Se, numa primeira fase, éramos capazes de gravar "n" vezes a nossa voz para ter "n" contactos passíveis de serem chamados por voz, hoje "isso já é coisa do passado" e esperamos que o “smartphone” reconheça a pessoa a quem queremos ligar pelo nome, mesmo sem nenhuma "voice tag" previamente gravada.

Do mesmo modo, as instruções recebidas por voz não se cingem à voz escolhida para o software de GPS, em que o vocabulário é reduzido e focado apenas nas indicações de direcção a tomar. Hoje, "o mínimo que se exige" é ter o “smartphone” como assistente pessoal, que fale e oiça como uma pessoa e depois cumpra como uma máquina, ou seja, que seja como um escravo obediente e sem humores.

Agora é que são elas

O cérebro humano e o comportamento que ele desenha é notável e está estudado e descrito que a compreensão e “agradabilidade” da interacção é maior com vozes femininas, por pessoas de ambos os sexos. Não é por acaso que, na esmagadora maioria dos casos, as vozes de atendimentos telefónicos automatizados sejam femininas.

Provavelmente, já não queremos interagir com a voz do Sonny (de "I, Robot"), do AUTO (de "Wall-E", ou mesmo os próprios Wall-E e EVE), do "Number 5" (do "Short Circuit", depois re-baptizado "Johnny 5"), do HAL 9000 (de "2001") e muito menos do R2D2 (de "Star Wars").

Assim aconteceu, com a maior facilidade, que a Siri entrou em casa de muitos utilizadores de equipamentos Apple (e tanto se especulou para saber quem era a pessoa por detrás daquela voz).

É assim, do mesmo modo, que a Cortana se propõe a ser a sua congénere nas plataformas Microsoft, para tudo o que seja receber pedidos e dar informação.

Estas personagens são hoje, numa primeira fase, apenas vozes.
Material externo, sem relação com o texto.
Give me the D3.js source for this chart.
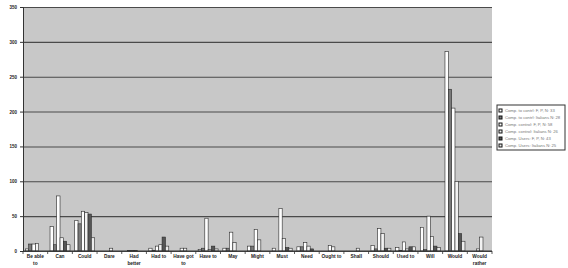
<!DOCTYPE html>
<html lang="en-US">
  <head>
    <meta charset="utf-8" />
    <script src="https://d3js.org/d3.v7.min.js"></script>
    <style>
      body { margin: 0; background: #fff; }
      svg text { font-family: "Liberation Sans", Arial, sans-serif; }
    </style>
  </head>
  <body>
    <div id="chart"></div>
    <script>
      var categories = [
        "Be able to", "Can", "Could", "Dare", "Had better", "Had to",
        "Have got to", "Have to", "May", "Might", "Must", "Need",
        "Ought to", "Shall", "Should", "Used to", "Will", "Would",
        "Would rather",
      ];
      // label lines as they wrap under the axis
      var catLines = [
        ["Be able", "to"], ["Can"], ["Could"], ["Dare"], ["Had", "better"],
        ["Had to"], ["Have got", "to"], ["Have to"], ["May"], ["Might"],
        ["Must"], ["Need"], ["Ought to"], ["Shall"], ["Should"],
        ["Used to"], ["Will"], ["Would"], ["Would", "rather"],
      ];
      var seriesNames = [
        "Comp. to contrl: F, P, N: 33",
        "Comp. to contrl: Italians N: 28",
        "Comp. control: F, P, N: 58",
        "Comp. control: Italians N: 26",
        "Comp. Users: F, P, N: 43",
        "Comp. Users: Italians N: 25",
      ];
      var s1 = [3, 35, 44, 0, 0, 4, 0, 2, 4, 7, 4, 6, 0, 0, 8, 5, 34, 286, 0];
      var s2 = [10, 9, 39, 0, 1, 1, 0, 4, 4, 7, 0, 6, 0, 0, 3, 1, 2, 232, 0];
      var s3 = [10, 79, 57, 0, 1, 7, 4, 47, 27, 31, 61, 12, 8, 0, 32, 13, 50, 205, 3];
      var s4 = [11, 19, 55, 4, 1, 9, 4, 2, 12, 16, 18, 7, 6, 4, 25, 3, 21, 100, 20];
      var s5 = [0, 14, 53, 0, 0, 20, 0, 7, 0, 0, 5, 3, 0, 0, 4, 6, 7, 25, 0];
      var s6 = [0, 9, 19, 0, 0, 7, 0, 3, 0, 0, 4, 0, 0, 0, 4, 6, 5, 14, 0];
      var series = [s1, s2, s3, s4, s5, s6];
      var yTicks = [0, 50, 100, 150, 200, 250, 300, 350];

      var colors = ["#ffffff", "#7a7a7a", "#ffffff", "#f2f2f2", "#555555", "#ececec"];

      var width = 568, height = 268;
      var margin = { top: 7, right: 76, bottom: 17, left: 23 };
      var plotW = width - margin.left - margin.right;
      var plotH = height - margin.top - margin.bottom;

      var svg = d3.select("#chart").append("svg")
        .attr("width", width).attr("height", height);

      var g = svg.append("g")
        .attr("transform", "translate(" + margin.left + "," + margin.top + ")");

      var x0 = d3.scaleBand().domain(categories).range([0, plotW])
        .paddingInner(0.19).paddingOuter(0.095);
      var x1 = d3.scaleBand().domain(d3.range(series.length))
        .range([0, x0.bandwidth()]).padding(0);
      var y = d3.scaleLinear().domain([0, 350]).range([plotH, 0]);

      g.append("rect")
        .attr("width", plotW).attr("height", plotH)
        .attr("fill", "#c8c8c8");

      // gridlines
      g.append("g")
        .call(d3.axisLeft(y).tickValues(yTicks).tickSize(-plotW).tickFormat(""))
        .call(function (sel) {
          sel.select(".domain").remove();
          sel.selectAll("line").attr("stroke", "#4a4a4a").attr("stroke-width", 1.1);
        });

      // bars
      var groups = g.selectAll(".grp")
        .data(categories).enter().append("g")
        .attr("transform", function (d) { return "translate(" + x0(d) + ",0)"; });

      groups.selectAll("rect")
        .data(function (d, i) {
          return series.map(function (s, k) { return { k: k, v: s[i] }; });
        })
        .enter().append("rect")
        .filter(function (d) { return d.v > 0; })
        .attr("x", function (d) { return x1(d.k); })
        .attr("width", x1.bandwidth())
        .attr("y", function (d) { return y(d.v); })
        .attr("height", function (d) { return plotH - y(d.v); })
        .attr("fill", function (d) { return colors[d.k]; })
        .attr("stroke", "#2a2a2a")
        .attr("stroke-width", 0.6);

      // y axis
      var yAxis = g.append("g")
        .call(d3.axisLeft(y).tickValues(yTicks).tickSize(3).tickPadding(3));
      yAxis.select(".domain").attr("stroke", "#333").attr("stroke-width", 1);
      yAxis.selectAll("line").attr("stroke", "#333");
      yAxis.selectAll("text")
        .attr("font-size", "4.5px").attr("font-weight", "bold").attr("fill", "#222");

      // x axis with ticks at category boundaries
      var xAxis = g.append("g").attr("transform", "translate(0," + plotH + ")");
      xAxis.append("line").attr("x1", 0).attr("x2", plotW)
        .attr("stroke", "#333").attr("stroke-width", 1);
      var step = x0.step();
      xAxis.selectAll(".bt")
        .data(d3.range(categories.length + 1)).enter().append("line")
        .attr("x1", function (d) { return d * step; })
        .attr("x2", function (d) { return d * step; })
        .attr("y1", 0).attr("y2", 3)
        .attr("stroke", "#333").attr("stroke-width", 0.8);

      xAxis.selectAll(".lab")
        .data(categories).enter().append("text")
        .attr("x", function (d) { return x0(d) + x0.bandwidth() / 2; })
        .attr("y", 7)
        .attr("text-anchor", "middle")
        .attr("font-size", "4.8px").attr("font-weight", "bold").attr("fill", "#222")
        .each(function (d, i) {
          var t = d3.select(this);
          catLines[i].forEach(function (line, j) {
            t.append("tspan")
              .attr("x", x0(d) + x0.bandwidth() / 2)
              .attr("dy", j === 0 ? 0 : 7)
              .text(line);
          });
        });

      // legend
      var lg = svg.append("g").attr("transform", "translate(497,105)");
      lg.append("rect").attr("width", 68).attr("height", 45)
        .attr("fill", "#fff").attr("stroke", "#333").attr("stroke-width", 1);
      var items = lg.selectAll(".it").data(seriesNames).enter().append("g")
        .attr("transform", function (d, i) { return "translate(2," + (4 + i * 7) + ")"; });
      items.append("rect")
        .attr("width", 3).attr("height", 3)
        .attr("fill", function (d, i) { return colors[i]; })
        .attr("stroke", "#111").attr("stroke-width", 1);
      items.append("text")
        .attr("x", 6).attr("y", 3)
        .attr("font-size", "4.2px").attr("fill", "#777")
        .text(function (d) { return d; });
    </script>
  </body>
</html>
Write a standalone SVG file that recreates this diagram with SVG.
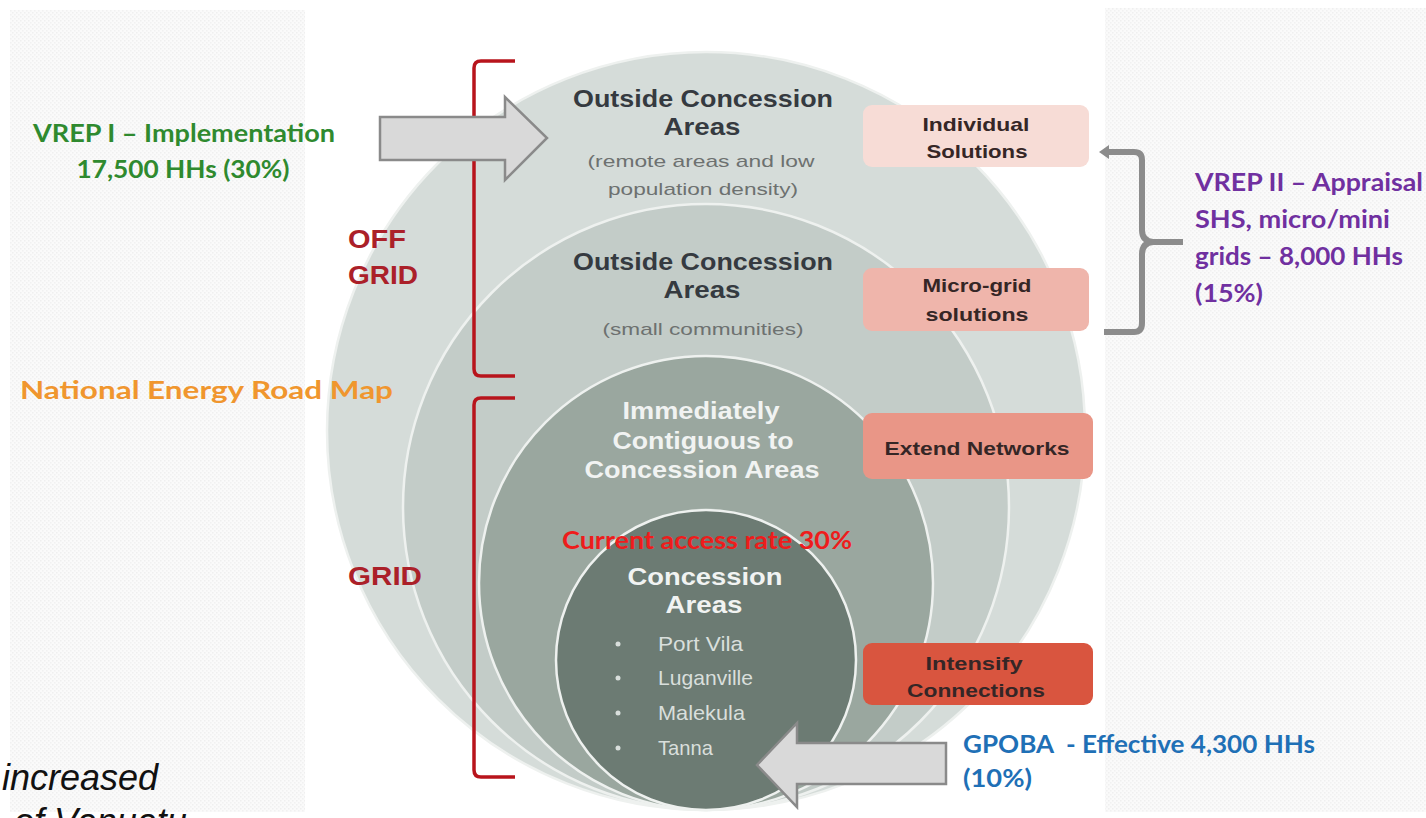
<svg xmlns="http://www.w3.org/2000/svg" width="1426" height="818" viewBox="0 0 1426 818">
  <style>
    .ring-title { font-family: "Liberation Sans", Arial, sans-serif; font-weight: 700; font-size: 24px; text-anchor: middle; }
    .dark { fill: #353a40; }
    .light { fill: #f1f3f2; }
    .sub { font-family: "Liberation Sans", Arial, sans-serif; font-size: 17px; fill: #6d7170; text-anchor: middle; }
    .bullet { font-family: "Liberation Sans", Arial, sans-serif; font-size: 21px; fill: #d9dfdc; }
    .box-text { font-family: "Liberation Sans", Arial, sans-serif; font-weight: 700; font-size: 19px; fill: #352626; text-anchor: middle; }
    .grid-label { font-family: "Liberation Sans", Arial, sans-serif; font-weight: 700; font-size: 25px; fill: #ab2029; text-anchor: middle; }
    .note { font-family: Lato, "Noto Sans", sans-serif; font-weight: 700; font-size: 24px; }
    .bracket { fill: none; stroke: #b8141c; stroke-width: 3.5; stroke-linejoin: round; }
    .ring { stroke: #eef1ef; stroke-width: 2.5; }
    .arrow { fill: #d9d9d9; stroke: #8a8a8a; stroke-width: 2.5; stroke-linejoin: miter; }
  </style>
  <defs>
    <pattern id="dots" width="4" height="4" patternUnits="userSpaceOnUse">
      <rect width="4" height="4" fill="#fafafa"/>
      <rect x="0" y="0" width="1.5" height="1.5" fill="#efefef"/>
      <rect x="2" y="2" width="1.5" height="1.5" fill="#f1f1f1"/>
    </pattern>
    <filter id="glow" x="-10%" y="-10%" width="120%" height="120%">
      <feGaussianBlur stdDeviation="3"/>
    </filter>
  </defs>

  <!-- page -->
  <rect width="1426" height="818" fill="#ffffff"/>
  <rect x="10" y="10" width="295" height="802" fill="url(#dots)"/>
  <rect x="1105" y="8" width="321" height="804" fill="url(#dots)"/>

  <!-- nested rings -->
  <g id="rings">
    <circle cx="706" cy="431" r="385" fill="#ffffff" filter="url(#glow)"/>
    <circle id="ring-outer" class="ring" cx="706" cy="431" r="379" fill="#d5dcd9"/>
    <circle id="ring-small" class="ring" cx="706" cy="507" r="303" fill="#c3ccc8"/>
    <circle id="ring-contiguous" class="ring" cx="706" cy="583" r="227" fill="#9aa79f"/>
    <circle id="ring-concession" class="ring" cx="706" cy="660" r="150" fill="#6c7b73"/>
  </g>

  <!-- ring labels -->
  <g id="outside-remote">
    <text class="ring-title dark" x="703" y="107" textLength="260" lengthAdjust="spacingAndGlyphs">Outside Concession</text>
    <text class="ring-title dark" x="702" y="135" textLength="77" lengthAdjust="spacingAndGlyphs">Areas</text>
    <text class="sub" x="701" y="167" textLength="227" lengthAdjust="spacingAndGlyphs">(remote areas and low</text>
    <text class="sub" x="703" y="195" textLength="190" lengthAdjust="spacingAndGlyphs">population density)</text>
  </g>
  <g id="outside-small">
    <text class="ring-title dark" x="703" y="270" textLength="260" lengthAdjust="spacingAndGlyphs">Outside Concession</text>
    <text class="ring-title dark" x="702" y="298" textLength="77" lengthAdjust="spacingAndGlyphs">Areas</text>
    <text class="sub" x="703" y="335" textLength="201" lengthAdjust="spacingAndGlyphs">(small communities)</text>
  </g>
  <g id="contiguous">
    <text class="ring-title light" x="701" y="419" textLength="157" lengthAdjust="spacingAndGlyphs">Immediately</text>
    <text class="ring-title light" x="703" y="449" textLength="181" lengthAdjust="spacingAndGlyphs">Contiguous to</text>
    <text class="ring-title light" x="702" y="478" textLength="235" lengthAdjust="spacingAndGlyphs">Concession Areas</text>
  </g>
  <g id="concession">
    <text class="note" x="707" y="549" fill="#ee1c1c" text-anchor="middle" font-size="25" textLength="290" lengthAdjust="spacingAndGlyphs">Current access rate 30%</text>
    <text class="ring-title light" x="705" y="585" textLength="155" lengthAdjust="spacingAndGlyphs">Concession</text>
    <text class="ring-title light" x="704" y="613" textLength="77" lengthAdjust="spacingAndGlyphs">Areas</text>
    <g fill="#d9dfdc">
      <circle cx="618" cy="644" r="2.5"/>
      <circle cx="618" cy="678" r="2.5"/>
      <circle cx="618" cy="713" r="2.5"/>
      <circle cx="618" cy="748" r="2.5"/>
    </g>
    <text class="bullet" x="658" y="651" textLength="85" lengthAdjust="spacingAndGlyphs">Port Vila</text>
    <text class="bullet" x="658" y="685" textLength="95" lengthAdjust="spacingAndGlyphs">Luganville</text>
    <text class="bullet" x="658" y="720" textLength="87" lengthAdjust="spacingAndGlyphs">Malekula</text>
    <text class="bullet" x="658" y="755" textLength="55" lengthAdjust="spacingAndGlyphs">Tanna</text>
  </g>

  <!-- solution boxes -->
  <g id="box-individual">
    <rect x="863" y="105" width="226" height="62" rx="9" fill="#f7dcd6"/>
    <text class="box-text" x="976" y="131" textLength="107" lengthAdjust="spacingAndGlyphs">Individual</text>
    <text class="box-text" x="977" y="158" textLength="101" lengthAdjust="spacingAndGlyphs">Solutions</text>
  </g>
  <g id="box-microgrid">
    <rect x="863" y="268" width="226" height="63" rx="9" fill="#efb5ab"/>
    <text class="box-text" x="977" y="292" textLength="109" lengthAdjust="spacingAndGlyphs">Micro-grid</text>
    <text class="box-text" x="977" y="321" textLength="103" lengthAdjust="spacingAndGlyphs">solutions</text>
  </g>
  <g id="box-extend">
    <rect x="863" y="413" width="230" height="66" rx="9" fill="#e99687"/>
    <text class="box-text" x="977" y="455" textLength="185" lengthAdjust="spacingAndGlyphs">Extend Networks</text>
  </g>
  <g id="box-intensify">
    <rect x="863" y="643" width="230" height="62" rx="9" fill="#d9553f"/>
    <text class="box-text" x="974" y="670" textLength="97" lengthAdjust="spacingAndGlyphs">Intensify</text>
    <text class="box-text" x="976" y="697" textLength="138" lengthAdjust="spacingAndGlyphs">Connections</text>
  </g>

  <!-- grid / off-grid labels -->
  <g id="off-grid">
    <text class="grid-label" x="377" y="248" textLength="58" lengthAdjust="spacingAndGlyphs">OFF</text>
    <text class="grid-label" x="383" y="284" textLength="70" lengthAdjust="spacingAndGlyphs">GRID</text>
  </g>
  <g id="grid">
    <text class="grid-label" x="385" y="585" textLength="74" lengthAdjust="spacingAndGlyphs">GRID</text>
  </g>

  <!-- programme notes -->
  <g id="vrep1">
    <text class="note" x="184" y="142" fill="#2f8a2f" text-anchor="middle" textLength="302" lengthAdjust="spacingAndGlyphs">VREP I – Implementation</text>
    <text class="note" x="183" y="178" fill="#2f8a2f" text-anchor="middle" textLength="213" lengthAdjust="spacingAndGlyphs">17,500 HHs (30%)</text>
  </g>
  <g id="roadmap">
    <text class="note" x="20" y="399" fill="#f0962e" font-size="29" textLength="373" lengthAdjust="spacingAndGlyphs">National Energy Road Map</text>
  </g>
  <g id="vrep2">
    <text class="note" x="1195" y="191" fill="#7030a0" textLength="228" lengthAdjust="spacingAndGlyphs">VREP II – Appraisal</text>
    <text class="note" x="1195" y="228" fill="#7030a0" textLength="195" lengthAdjust="spacingAndGlyphs">SHS, micro/mini</text>
    <text class="note" x="1195" y="265" fill="#7030a0" textLength="208" lengthAdjust="spacingAndGlyphs">grids – 8,000 HHs</text>
    <text class="note" x="1195" y="302" fill="#7030a0" textLength="68" lengthAdjust="spacingAndGlyphs">(15%)</text>
  </g>
  <g id="gpoba">
    <text class="note" x="963" y="753" fill="#1f70b6" font-size="25" textLength="352" lengthAdjust="spacingAndGlyphs" xml:space="preserve">GPOBA  - Effective 4,300 HHs</text>
    <text class="note" x="963" y="787" fill="#1f70b6" font-size="25" textLength="69" lengthAdjust="spacingAndGlyphs">(10%)</text>
  </g>

  <!-- connectors: brackets and arrows -->
  <g id="connectors">
    <path class="bracket" d="M515 61 H481 Q474 61 474 68 V369 Q474 376 481 376 H515"/>
    <path class="bracket" d="M515 398 H481 Q474 398 474 405 V770 Q474 777 481 777 H515"/>
    <path d="M1106 152 H1134 Q1142 152 1142 160 V230 Q1142 241 1153 242 H1183 M1153 242 Q1142 243 1142 254 V323 Q1142 332 1134 332 H1104" fill="none" stroke="#8c8c8c" stroke-width="6"/>
    <path d="M1099 152 L1109 145 L1109 159 Z" fill="#8c8c8c"/>
    <polygon class="arrow" points="380,117 505,117 505,97 547,138 505,180 505,160 380,160"/>
    <polygon class="arrow" points="757,765 797,723 797,743 946,743 946,784 797,784 797,807"/>
  </g>

  <!-- caption fragment at the lower edge -->
  <g id="caption" font-family="'Liberation Sans', Arial, sans-serif" font-style="italic" font-size="36" fill="#111111">
    <text x="2" y="790">increased</text>
    <text x="14" y="834">of Vanuatu</text>
  </g>
</svg>
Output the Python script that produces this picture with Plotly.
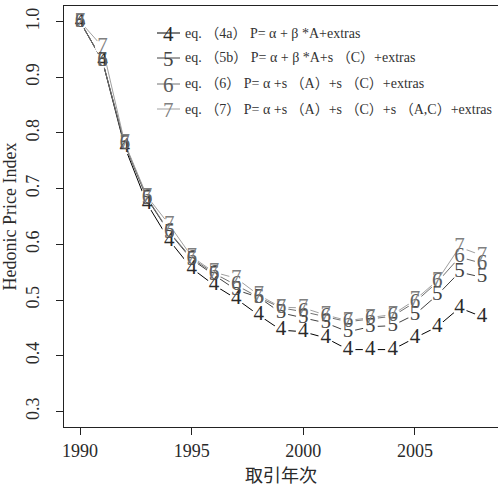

Mas não é difícil adivinhar que, a curto prazo, terão uma correspondência visual, feminina e tecnológica, para que homens e mulheres sintam o "empowerment real" ao mesmo tempo que têm uma experiência e interacção agradáveis, simples e intuitivas.

Claro, porque esta “agradabilidade” (ainda não me habituei a esta palavra!) é comum aos dois sexos, não se pense que é um mero fetiche masculino (que até o poderá ser, nalguns casos) ou algo/alguém como a Samantha (do filme "Her", de Spike Jonze), capaz de "conquistar o coração" do utilizador.